The Skeleton Key
Roc Marciano & The Alchemist
Dans ce qui ressemble quand même fort à un complot ourdi par l’internationale des disquaires à l’approche des fêtes, les traditionnels tops de fin d’année tombent de plus en plus tôt. Et parce qu’on n'est jamais aussi bien servi que par soi-même, c’est généralement le shop anglais Rough Trade qui ouvre le bal dès la fin novembre, comme si le dernier mois de l’année avait autant d’utilité qu’un rapport du GIEC sur le bureau de Donald Trump.
Pourtant, l’histoire récente nous rappelle combien ce mois considéré comme le pré carré de Mariah Carey et Michael Bublé peut accueillir certains des albums les plus marquants de l’année : Beyoncé en 2013, 2014 Forest Hill Drive en 2014, Awaken My Love en 2016 ou Bitume Caviar l’année dernière. Et alors que tous les canards qui comptent ont déjà acté les triomphes de Charli XCX ou MJ Lenderman, deux des valeurs les plus sûres du rap des années 2000 font leur retour pour donner une suite à The Elephant Man’s Bone, et chambouler quelques certitudes.
À ma gauche, The Alchemist, producteur dont le génie du sampling n’a d’égal que la longévité dans ce foutu rap jeu – faut-il rappeler qu’un jeune Alan Maman alors âgé de 13 ans a découvert les joies de la SP-12 auprès de DJ Muggs, alors faiseur de tubes pour Cypress Hill ? Et à ma droite Roc Marciano, le MC et producteur de Long Island qui a à lui seul ouvert la brèche d'un « nouveau boom bap » en prise directe avec le caniveau, et dans laquelle ils sont des dizaines à s’être engouffrés depuis, parfois avec plus de succès commercial que le true OG – sans Roc Marci, pas de Westside Gunn, pas de Mach-Hommy et pas de Freddie Gibbs.
Tandis que l’aura de Roc Marciano n’a jamais faibli, celle de The Alchemist n’a fait que monter en puissance ces dernières années, pour devenir tout bonnement aveuglante aujourd’hui. La liste des rappeurs qui rêvent que The Alchemist leur offre un album « clé sur porte » doit être probablement plus longue que la liste des casseroles que traîne Diddy, mais le Californien a trop le sens des priorités pour s’abaisser à ce genre de manœuvres. Alors il procède comme il l’a toujours fait : en alimentant les potes et les MCs en qui il croit, en prenant soin de garder ses meilleures productions pour quelques happy few avec qui la fusion est accomplie. Ce fut le cas à une époque pour Action Bronson ou Conway, mais aujourd’hui on sent que l’alchimie entre Roc Marci et ALC est trop forte pour ne pas que les textes les plus ciselés, les punchlines les plus vicieuses et les plus sombres galéjades du premier vienne se poser sur les productions les plus abouties du second - c’est aussi ce qui explique probablement l’absence de featurings sur The Skeleton Key.

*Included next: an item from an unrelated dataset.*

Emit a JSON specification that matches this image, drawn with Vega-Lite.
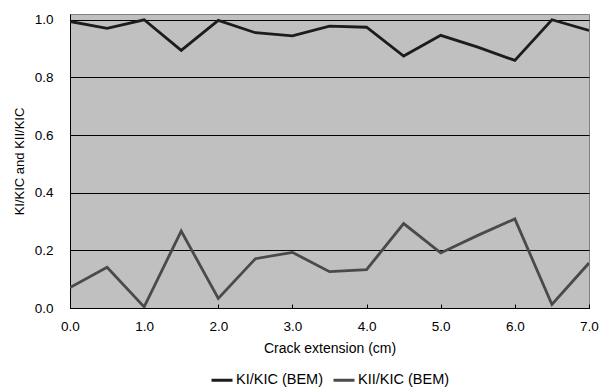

Album court, rachitique (à l’exception peut-être du certified banger « Chopsticks ») et qui assume sa radicalité, The Skeleton Key est une nouvelle démonstration de force tranquille d’un duo qui ne pense pas sa carrière comme un tour sur le Space Mountain mais plutôt comme une longue balade dans une Phantom noire. Devenus malgré eux des gardiens du temple, The Alchemist et Roc Marciano sont aussi là pour cimenter le mythe à travers un disque qui, comme tous les autres portant leur signature, n’a pas vocation à se frayer un chemin dans une quelconque liste des plus grands albums de l’année ou de la décennie – d’ailleurs, ergoter sur la supériorité de The Skeleton Key par rapport à The Elephant Man’s Bone, Rosebudd's Revenge ou n’importe quel disque intégralement produit par The Alchemist relève du pur badinage. Par contre, il n'est pas déraisonnable de les soupçonner d’écrire l’Histoire sans trop avoir l’air d'y toucher. Et là, la mission est en réalité déjà accomplie.